Photographed by the author in the summer of 2015.  Yes, there was extensive tornado damage seventeen years prior. A swath of new stores across the street and spotty new construction in the city belied the problem. So does the new roofline on the old Carnegie building. Now it holds a real estate office, plus, get this....

A Halal meat shop.

This gets the award for the most unusual reuse of a library building!

Sauk Centre

(L) This E.C. Kropp card, mimicking the Curt Teich Photo-Platin and the Black and White series, also features the city's junior high school. If you are able to read its caption, the city name is misspelled as 'Sauk Center.' It was mailed in 1954.
(R) Sometime between the production of the E.C. Kropp card and this L.L. Cook photo card, the junior high school in back of the library was torn down.

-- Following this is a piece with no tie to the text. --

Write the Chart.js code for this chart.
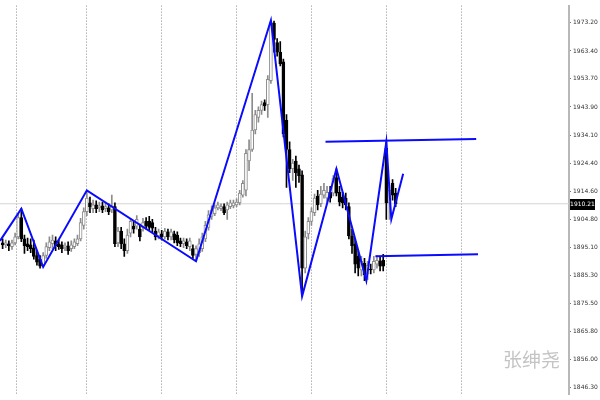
<!DOCTYPE html>
<html>
<head>
<meta charset="utf-8">
<script src="https://cdn.jsdelivr.net/npm/chart.js@4.4.1/dist/chart.umd.min.js"></script>
<style>
html,body{margin:0;padding:0;background:#fff;}
#wrap{width:600px;height:400px;position:relative;}
</style>
</head>
<body>
<div id="wrap"><canvas id="c" width="600" height="400"></canvas></div>
<script>
// ---- data (bar index = position in arrays) ----
const opens = [
1896.6,1895.9,1896.3,1895.3,1896.6,1898.7,1905.4,1898.0,1896.3,1895.9,
1894.9,1892.2,1890.9,1888.8,1892.2,1894.9,1896.3,1897.3,1896.3,1895.9,
1895.3,1895.6,1894.6,1895.3,1896.3,1898.0,1902.7,1907.5,1910.5,1908.5,
1909.8,1908.8,1909.5,1908.5,1908.8,1908.1,1909.2,1896.6,1900.7,1896.3,
1893.9,1900.0,1902.4,1902.4,1901.4,1902.0,1904.1,1904.1,1903.7,1900.7,
1899.0,1899.7,1898.7,1900.4,1898.7,1899.7,1899.3,1897.3,1896.3,1897.0,
1895.3,1894.6,1892.6,1893.2,1894.6,1898.0,1902.0,1905.8,1906.8,1908.8,
1908.5,1909.2,1908.1,1909.2,1909.5,1909.8,1910.5,1913.2,1914.9,1925.1,
1929.1,1935.9,1940.3,1942.7,1945.4,1944.7,1953.1,1973.1,1966.3,1963.0,
1959.6,1939.3,1929.1,1922.4,1925.1,1922.4,1920.3,1887.8,1899.7,1904.1,
1907.1,1912.9,1910.2,1913.2,1912.2,1914.2,1913.9,1919.3,1914.2,1912.5,
1912.2,1909.2,1899.0,1896.3,1891.9,1887.2,1889.5,1885.8,1887.5,1887.2,
1889.2,1890.2,1890.5,1929.5,1910.5,1917.3,1913.9
];
const highs = [
1898.0,1897.6,1897.3,1897.6,1900.0,1906.8,1908.5,1899.3,1898.3,1898.0,
1897.6,1893.9,1892.2,1893.2,1896.6,1898.7,1899.3,1898.7,1897.6,1897.0,
1896.6,1897.0,1897.3,1898.0,1899.3,1905.1,1908.8,1914.9,1912.5,1911.5,
1911.2,1910.8,1910.8,1910.5,1910.2,1913.2,1910.5,1902.0,1902.0,1898.0,
1901.4,1905.1,1904.1,1906.1,1903.1,1905.1,1905.4,1905.8,1904.8,1902.0,
1901.4,1901.0,1901.7,1901.4,1901.4,1900.7,1900.4,1898.3,1898.3,1898.0,
1898.3,1895.9,1895.6,1898.0,1900.0,1904.1,1907.8,1909.5,1909.8,1910.8,
1910.2,1910.2,1910.8,1911.5,1911.5,1911.9,1914.9,1918.3,1929.1,1932.5,
1948.7,1942.7,1944.0,1946.0,1946.4,1954.8,1974.1,1973.8,1967.7,1966.7,
1960.6,1941.3,1931.8,1925.7,1926.8,1923.7,1921.7,1900.7,1905.4,1908.8,
1913.6,1914.9,1916.3,1917.3,1916.3,1916.3,1920.0,1922.4,1916.3,1914.2,
1913.9,1910.5,1901.4,1898.0,1893.9,1891.9,1891.2,1890.2,1889.2,1891.9,
1892.2,1891.9,1892.6,1931.8,1916.6,1918.6,1915.6
];
const lows = [
1894.6,1894.9,1893.9,1894.3,1895.9,1898.0,1897.0,1892.9,1893.9,1893.2,
1890.9,1888.8,1887.8,1888.2,1891.2,1893.9,1894.6,1893.9,1894.3,1893.2,
1893.9,1892.6,1893.6,1894.6,1895.6,1897.3,1901.4,1906.1,1907.1,1907.1,
1907.1,1907.5,1907.1,1907.5,1906.4,1907.1,1895.3,1895.3,1894.6,1891.9,
1892.9,1898.7,1900.0,1901.4,1897.3,1900.7,1901.4,1901.0,1900.4,1897.6,
1898.0,1897.6,1898.0,1897.6,1897.6,1896.6,1895.6,1895.3,1894.9,1894.6,
1893.9,1891.2,1890.2,1891.9,1893.6,1897.0,1901.0,1904.8,1906.1,1908.1,
1907.8,1906.4,1904.8,1908.5,1908.8,1909.2,1909.8,1912.5,1912.9,1921.7,
1928.4,1934.5,1938.6,1941.3,1942.7,1940.3,1952.1,1963.0,1961.6,1958.2,
1933.5,1915.9,1921.0,1918.3,1915.9,1917.6,1878.0,1886.1,1898.0,1902.7,
1906.1,1908.1,1909.2,1912.2,1910.8,1910.8,1912.9,1912.9,1909.5,1908.8,
1908.1,1898.0,1892.9,1886.1,1885.1,1885.1,1883.4,1883.8,1885.8,1886.1,
1887.8,1886.8,1886.8,1904.8,1904.8,1911.5,1909.2
];
const closes = [
1895.9,1896.6,1895.6,1896.6,1898.7,1905.4,1898.0,1895.6,1895.3,1894.6,
1891.9,1889.9,1888.5,1892.2,1895.3,1897.0,1897.6,1895.6,1895.3,1894.6,
1895.6,1893.9,1895.9,1897.0,1898.0,1903.7,1907.5,1912.2,1909.2,1909.8,
1908.5,1909.5,1908.1,1909.2,1907.5,1909.5,1896.3,1900.7,1896.3,1893.9,
1899.3,1904.1,1901.4,1904.8,1898.7,1903.7,1902.4,1902.0,1901.7,1898.7,
1900.4,1898.7,1900.7,1898.7,1900.4,1897.6,1896.6,1896.3,1897.3,1895.6,
1897.3,1892.2,1894.6,1896.3,1898.7,1902.7,1906.4,1908.1,1908.8,1909.8,
1909.2,1907.1,1909.8,1910.5,1910.5,1910.8,1913.9,1917.3,1927.8,1929.1,
1935.9,1941.3,1942.7,1944.7,1944.3,1953.5,1973.5,1967.4,1963.0,1958.9,
1934.5,1929.1,1922.4,1924.4,1921.0,1920.0,1887.8,1898.7,1904.1,1907.5,
1912.2,1909.8,1913.6,1914.9,1914.2,1912.2,1919.0,1913.9,1910.8,1910.5,
1909.8,1899.0,1895.6,1889.2,1887.8,1890.2,1885.5,1888.8,1887.2,1890.2,
1890.5,1888.5,1888.5,1910.5,1914.9,1913.2,1910.21
];
// zigzag drawn on the chart (bar index, price)
const zigzagBars   = [-0.84, 6, 13, 27, 62, 86, 96, 107, 116.6, 123, 124.6, 128.4];
const zigzagPrices = [1897.3, 1908.5, 1888.2, 1914.9, 1890.2, 1974.1, 1878.0, 1922.4, 1883.4, 1931.8, 1904.8, 1920.7];
// horizontal lines
const upperLineBars = [103.5, 151.8];
const upperLinePrices = [1931.8, 1932.8];
const lowerLineBars = [119.5, 152.4];
const lowerLinePrices = [1891.9, 1892.6];
// price axis labels
const priceTicks = [1973.20,1963.40,1953.70,1943.90,1934.10,1924.40,1914.60,1904.80,1895.10,1885.30,1875.50,1865.80,1856.00,1846.30];
// period separators (bar index)
const separatorBars = [4.6, 27, 51, 75, 99, 123, 147];
const lastPrice = 1910.21;
const watermarkText = '张绅尧';

// ---- build library structures ----
const X_MIN = -0.84, X_MAX = 181.56;
const Y_MIN = 1843.84, Y_MAX = 1979.2;
const BULL = '#8c8c8c', BEAR = '#000000';

const wickData = [], bodyData = [], wickColors = [], bodyFill = [], bodyBorder = [];
for (let i = 0; i < opens.length; i++) {
  const up = closes[i] >= opens[i];
  wickData.push({x: i, y: [lows[i], highs[i]]});
  bodyData.push({x: i, y: [opens[i], closes[i]]});
  wickColors.push(up ? BULL : BEAR);
  bodyFill.push(up ? '#ffffff' : BEAR);
  bodyBorder.push(up ? BULL : BEAR);
}
const zig = zigzagBars.map((b, i) => ({x: b, y: zigzagPrices[i]}));
const up1 = upperLineBars.map((b, i) => ({x: b, y: upperLinePrices[i]}));
const lo1 = lowerLineBars.map((b, i) => ({x: b, y: lowerLinePrices[i]}));

const overlay = {
  id: 'overlay',
  beforeDatasetsDraw(chart) {
    const ctx = chart.ctx;
    ctx.save();
    ctx.font = "19px 'Noto Sans CJK SC'";
    ctx.fillStyle = '#c4c4c4';
    ctx.textAlign = 'right';
    ctx.textBaseline = 'middle';
    ctx.fillText(watermarkText, 560, 360);
    ctx.restore();
  },
  afterDraw(chart) {
    const ctx = chart.ctx;
    const y = chart.scales.y.getPixelForValue(lastPrice);
    ctx.save();
    ctx.fillStyle = '#000';
    ctx.fillRect(570, Math.round(y) - 5, 25, 11);
    ctx.fillStyle = '#fff';
    ctx.font = "6px 'DejaVu Sans'";
    ctx.textAlign = 'center';
    ctx.textBaseline = 'middle';
    ctx.fillText(lastPrice.toFixed(2), 582.5, Math.round(y) + 0.5);
    ctx.restore();
  }
};

new Chart(document.getElementById('c'), {
  type: 'bar',
  data: {
    datasets: [
      {type: 'line', data: zig, borderColor: '#0a0aff', borderWidth: 2, pointRadius: 0, tension: 0, order: 0},
      {type: 'line', data: up1, borderColor: '#0a0aff', borderWidth: 2, pointRadius: 0, order: 0},
      {type: 'line', data: lo1, borderColor: '#0a0aff', borderWidth: 2, pointRadius: 0, order: 0},
      {type: 'bar', data: bodyData, backgroundColor: bodyFill, borderColor: bodyBorder, borderWidth: 1,
       borderSkipped: false, barThickness: 3, grouped: false, order: 1},
      {type: 'bar', data: wickData, backgroundColor: wickColors, borderWidth: 0,
       barThickness: 1, grouped: false, order: 2},
      {type: 'line', data: [{x: X_MIN, y: lastPrice}, {x: X_MAX, y: lastPrice}], borderColor: '#d4d4d4',
       borderWidth: 1, pointRadius: 0, order: 3}
    ]
  },
  options: {
    responsive: false,
    animation: false,
    layout: {padding: 0},
    plugins: {legend: {display: false}, tooltip: {enabled: false}},
    scales: {
      x: {
        type: 'linear', min: X_MIN, max: X_MAX, offset: false,
        afterBuildTicks(scale) { scale.ticks = separatorBars.map(v => ({value: v})); },
        afterFit(scale) { scale.height = 0; },
        ticks: {display: false},
        grid: {color: '#8a8a8a', lineWidth: 1, drawTicks: false, offset: false},
        border: {display: false, dash: [1, 2]}
      },
      y: {
        position: 'right', min: Y_MIN, max: Y_MAX,
        afterBuildTicks(scale) { scale.ticks = priceTicks.map(v => ({value: v})); },
        afterFit(scale) { scale.width = 31; },
        ticks: {
          callback: v => Number(v).toFixed(2),
          font: {family: "'DejaVu Sans'", size: 6},
          color: '#333', padding: 2, autoSkip: false
        },
        grid: {drawOnChartArea: false, drawTicks: true, tickLength: 2, color: '#777'},
        border: {color: '#b8b8b8', width: 2}
      }
    }
  },
  plugins: [overlay]
});
</script>
</body>
</html>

1903 Carnegie grant. Still in use, with an addition where the junior high school had been. Now part of the Great River Regional Library. An unusual feature of this building is the dormer, used instead of a dome.

Spring Valley

Built in 1904. Surprisingly, there was no precursor library. It is now used as City Hall.
(L) This is another of those unattributed, gaudily tinted cards so common for midwestern library buildings. One similar card in my collection has 'Massure' as its publisher, or possibly its distributor.
(R) Private Mailing Card.

Stillwater

A V.O. Hammon card also shows a streetcar. Sometimes these are real, sometimes phantom.

A. Pearson Co. photo postcard.

Very clean, early, view of the library.

A Patton, Fisher, and Miller design.
The 1902 Carnegie building was renovated in 1972-3, 1987 and 2006. The Library spent the final construction year in a local mall. From its web site, it looks as if everything went well. Good thing it was finished before the economy bottomed out.